*The exercise*
Copy the data word for word, keeping every line.

*Dataset extract*
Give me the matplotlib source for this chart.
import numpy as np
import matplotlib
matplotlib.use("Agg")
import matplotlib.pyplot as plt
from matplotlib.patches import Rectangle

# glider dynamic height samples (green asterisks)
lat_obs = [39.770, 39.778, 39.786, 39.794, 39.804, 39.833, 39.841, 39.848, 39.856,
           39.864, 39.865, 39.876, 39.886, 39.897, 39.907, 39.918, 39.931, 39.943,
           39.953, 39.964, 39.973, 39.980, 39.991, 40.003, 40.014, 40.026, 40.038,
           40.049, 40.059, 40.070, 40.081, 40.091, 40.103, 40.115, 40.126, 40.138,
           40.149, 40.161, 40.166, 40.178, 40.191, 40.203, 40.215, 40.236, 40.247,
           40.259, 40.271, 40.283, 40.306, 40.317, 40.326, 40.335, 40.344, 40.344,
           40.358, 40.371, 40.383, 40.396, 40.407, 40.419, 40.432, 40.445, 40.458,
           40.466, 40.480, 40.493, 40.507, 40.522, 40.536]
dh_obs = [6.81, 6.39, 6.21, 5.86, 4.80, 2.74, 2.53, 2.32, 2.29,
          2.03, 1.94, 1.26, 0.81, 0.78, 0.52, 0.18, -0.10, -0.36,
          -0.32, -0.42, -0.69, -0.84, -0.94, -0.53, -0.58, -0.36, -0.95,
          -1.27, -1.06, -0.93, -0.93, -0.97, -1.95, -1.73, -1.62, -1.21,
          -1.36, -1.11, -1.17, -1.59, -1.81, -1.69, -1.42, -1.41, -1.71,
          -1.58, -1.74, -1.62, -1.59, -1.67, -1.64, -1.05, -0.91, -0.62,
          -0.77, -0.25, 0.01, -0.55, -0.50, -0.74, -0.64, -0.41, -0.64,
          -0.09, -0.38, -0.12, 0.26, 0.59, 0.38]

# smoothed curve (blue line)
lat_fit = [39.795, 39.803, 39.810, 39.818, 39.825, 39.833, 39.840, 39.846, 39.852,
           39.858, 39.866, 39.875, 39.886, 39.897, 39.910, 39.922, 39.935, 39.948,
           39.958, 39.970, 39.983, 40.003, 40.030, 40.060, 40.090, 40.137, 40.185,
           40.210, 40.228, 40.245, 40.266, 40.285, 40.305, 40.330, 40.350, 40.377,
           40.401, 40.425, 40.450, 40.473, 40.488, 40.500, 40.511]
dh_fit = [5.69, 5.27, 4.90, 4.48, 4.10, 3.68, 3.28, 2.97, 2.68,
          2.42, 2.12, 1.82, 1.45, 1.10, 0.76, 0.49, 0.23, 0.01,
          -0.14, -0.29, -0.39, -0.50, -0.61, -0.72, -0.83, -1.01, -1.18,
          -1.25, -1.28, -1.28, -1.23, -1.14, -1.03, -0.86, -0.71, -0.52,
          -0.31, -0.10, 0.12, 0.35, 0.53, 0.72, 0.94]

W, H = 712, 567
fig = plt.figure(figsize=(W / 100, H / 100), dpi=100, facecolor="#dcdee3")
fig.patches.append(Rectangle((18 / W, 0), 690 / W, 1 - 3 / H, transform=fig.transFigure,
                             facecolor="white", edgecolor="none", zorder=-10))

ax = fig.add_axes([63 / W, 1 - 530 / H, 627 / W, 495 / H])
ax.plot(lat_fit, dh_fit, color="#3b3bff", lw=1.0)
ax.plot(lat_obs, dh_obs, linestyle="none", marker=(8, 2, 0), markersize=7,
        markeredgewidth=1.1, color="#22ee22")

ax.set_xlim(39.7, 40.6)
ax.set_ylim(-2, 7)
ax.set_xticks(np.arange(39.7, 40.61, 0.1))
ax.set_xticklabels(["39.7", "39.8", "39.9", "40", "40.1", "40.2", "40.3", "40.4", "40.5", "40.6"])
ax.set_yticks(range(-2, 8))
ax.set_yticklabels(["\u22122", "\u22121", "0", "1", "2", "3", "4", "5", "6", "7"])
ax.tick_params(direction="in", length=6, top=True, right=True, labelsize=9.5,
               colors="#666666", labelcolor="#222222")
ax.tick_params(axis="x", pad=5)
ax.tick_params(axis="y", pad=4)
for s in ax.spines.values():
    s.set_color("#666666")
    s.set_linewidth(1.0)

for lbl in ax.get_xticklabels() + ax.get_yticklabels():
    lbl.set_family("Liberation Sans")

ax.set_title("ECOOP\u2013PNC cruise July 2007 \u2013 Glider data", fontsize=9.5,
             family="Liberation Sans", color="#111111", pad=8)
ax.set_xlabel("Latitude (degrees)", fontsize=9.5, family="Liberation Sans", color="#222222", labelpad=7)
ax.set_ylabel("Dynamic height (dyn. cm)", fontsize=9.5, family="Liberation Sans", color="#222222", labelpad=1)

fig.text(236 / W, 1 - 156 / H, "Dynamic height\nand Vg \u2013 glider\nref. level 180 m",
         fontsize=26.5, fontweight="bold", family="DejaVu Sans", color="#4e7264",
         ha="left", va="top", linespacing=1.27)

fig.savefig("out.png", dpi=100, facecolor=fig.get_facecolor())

*Reply to the task*
Give me the matplotlib source for this chart.
import numpy as np
import matplotlib
matplotlib.use("Agg")
import matplotlib.pyplot as plt
from matplotlib.patches import Rectangle

# glider dynamic height samples (green asterisks)
lat_obs = [39.770, 39.778, 39.786, 39.794, 39.804, 39.833, 39.841, 39.848, 39.856,
           39.864, 39.865, 39.876, 39.886, 39.897, 39.907, 39.918, 39.931, 39.943,
           39.953, 39.964, 39.973, 39.980, 39.991, 40.003, 40.014, 40.026, 40.038,
           40.049, 40.059, 40.070, 40.081, 40.091, 40.103, 40.115, 40.126, 40.138,
           40.149, 40.161, 40.166, 40.178, 40.191, 40.203, 40.215, 40.236, 40.247,
           40.259, 40.271, 40.283, 40.306, 40.317, 40.326, 40.335, 40.344, 40.344,
           40.358, 40.371, 40.383, 40.396, 40.407, 40.419, 40.432, 40.445, 40.458,
           40.466, 40.480, 40.493, 40.507, 40.522, 40.536]
dh_obs = [6.81, 6.39, 6.21, 5.86, 4.80, 2.74, 2.53, 2.32, 2.29,
          2.03, 1.94, 1.26, 0.81, 0.78, 0.52, 0.18, -0.10, -0.36,
          -0.32, -0.42, -0.69, -0.84, -0.94, -0.53, -0.58, -0.36, -0.95,
          -1.27, -1.06, -0.93, -0.93, -0.97, -1.95, -1.73, -1.62, -1.21,
          -1.36, -1.11, -1.17, -1.59, -1.81, -1.69, -1.42, -1.41, -1.71,
          -1.58, -1.74, -1.62, -1.59, -1.67, -1.64, -1.05, -0.91, -0.62,
          -0.77, -0.25, 0.01, -0.55, -0.50, -0.74, -0.64, -0.41, -0.64,
          -0.09, -0.38, -0.12, 0.26, 0.59, 0.38]

# smoothed curve (blue line)
lat_fit = [39.795, 39.803, 39.810, 39.818, 39.825, 39.833, 39.840, 39.846, 39.852,
           39.858, 39.866, 39.875, 39.886, 39.897, 39.910, 39.922, 39.935, 39.948,
           39.958, 39.970, 39.983, 40.003, 40.030, 40.060, 40.090, 40.137, 40.185,
           40.210, 40.228, 40.245, 40.266, 40.285, 40.305, 40.330, 40.350, 40.377,
           40.401, 40.425, 40.450, 40.473, 40.488, 40.500, 40.511]
dh_fit = [5.69, 5.27, 4.90, 4.48, 4.10, 3.68, 3.28, 2.97, 2.68,
          2.42, 2.12, 1.82, 1.45, 1.10, 0.76, 0.49, 0.23, 0.01,
          -0.14, -0.29, -0.39, -0.50, -0.61, -0.72, -0.83, -1.01, -1.18,
          -1.25, -1.28, -1.28, -1.23, -1.14, -1.03, -0.86, -0.71, -0.52,
          -0.31, -0.10, 0.12, 0.35, 0.53, 0.72, 0.94]

W, H = 712, 567
fig = plt.figure(figsize=(W / 100, H / 100), dpi=100, facecolor="#dcdee3")
fig.patches.append(Rectangle((18 / W, 0), 690 / W, 1 - 3 / H, transform=fig.transFigure,
                             facecolor="white", edgecolor="none", zorder=-10))

ax = fig.add_axes([63 / W, 1 - 530 / H, 627 / W, 495 / H])
ax.plot(lat_fit, dh_fit, color="#3b3bff", lw=1.0)
ax.plot(lat_obs, dh_obs, linestyle="none", marker=(8, 2, 0), markersize=7,
        markeredgewidth=1.1, color="#22ee22")

ax.set_xlim(39.7, 40.6)
ax.set_ylim(-2, 7)
ax.set_xticks(np.arange(39.7, 40.61, 0.1))
ax.set_xticklabels(["39.7", "39.8", "39.9", "40", "40.1", "40.2", "40.3", "40.4", "40.5", "40.6"])
ax.set_yticks(range(-2, 8))
ax.set_yticklabels(["\u22122", "\u22121", "0", "1", "2", "3", "4", "5", "6", "7"])
ax.tick_params(direction="in", length=6, top=True, right=True, labelsize=9.5,
               colors="#666666", labelcolor="#222222")
ax.tick_params(axis="x", pad=5)
ax.tick_params(axis="y", pad=4)
for s in ax.spines.values():
    s.set_color("#666666")
    s.set_linewidth(1.0)

for lbl in ax.get_xticklabels() + ax.get_yticklabels():
    lbl.set_family("Liberation Sans")

ax.set_title("ECOOP\u2013PNC cruise July 2007 \u2013 Glider data", fontsize=9.5,
             family="Liberation Sans", color="#111111", pad=8)
ax.set_xlabel("Latitude (degrees)", fontsize=9.5, family="Liberation Sans", color="#222222", labelpad=7)
ax.set_ylabel("Dynamic height (dyn. cm)", fontsize=9.5, family="Liberation Sans", color="#222222", labelpad=1)

fig.text(236 / W, 1 - 156 / H, "Dynamic height\nand Vg \u2013 glider\nref. level 180 m",
         fontsize=26.5, fontweight="bold", family="DejaVu Sans", color="#4e7264",
         ha="left", va="top", linespacing=1.27)

fig.savefig("out.png", dpi=100, facecolor=fig.get_facecolor())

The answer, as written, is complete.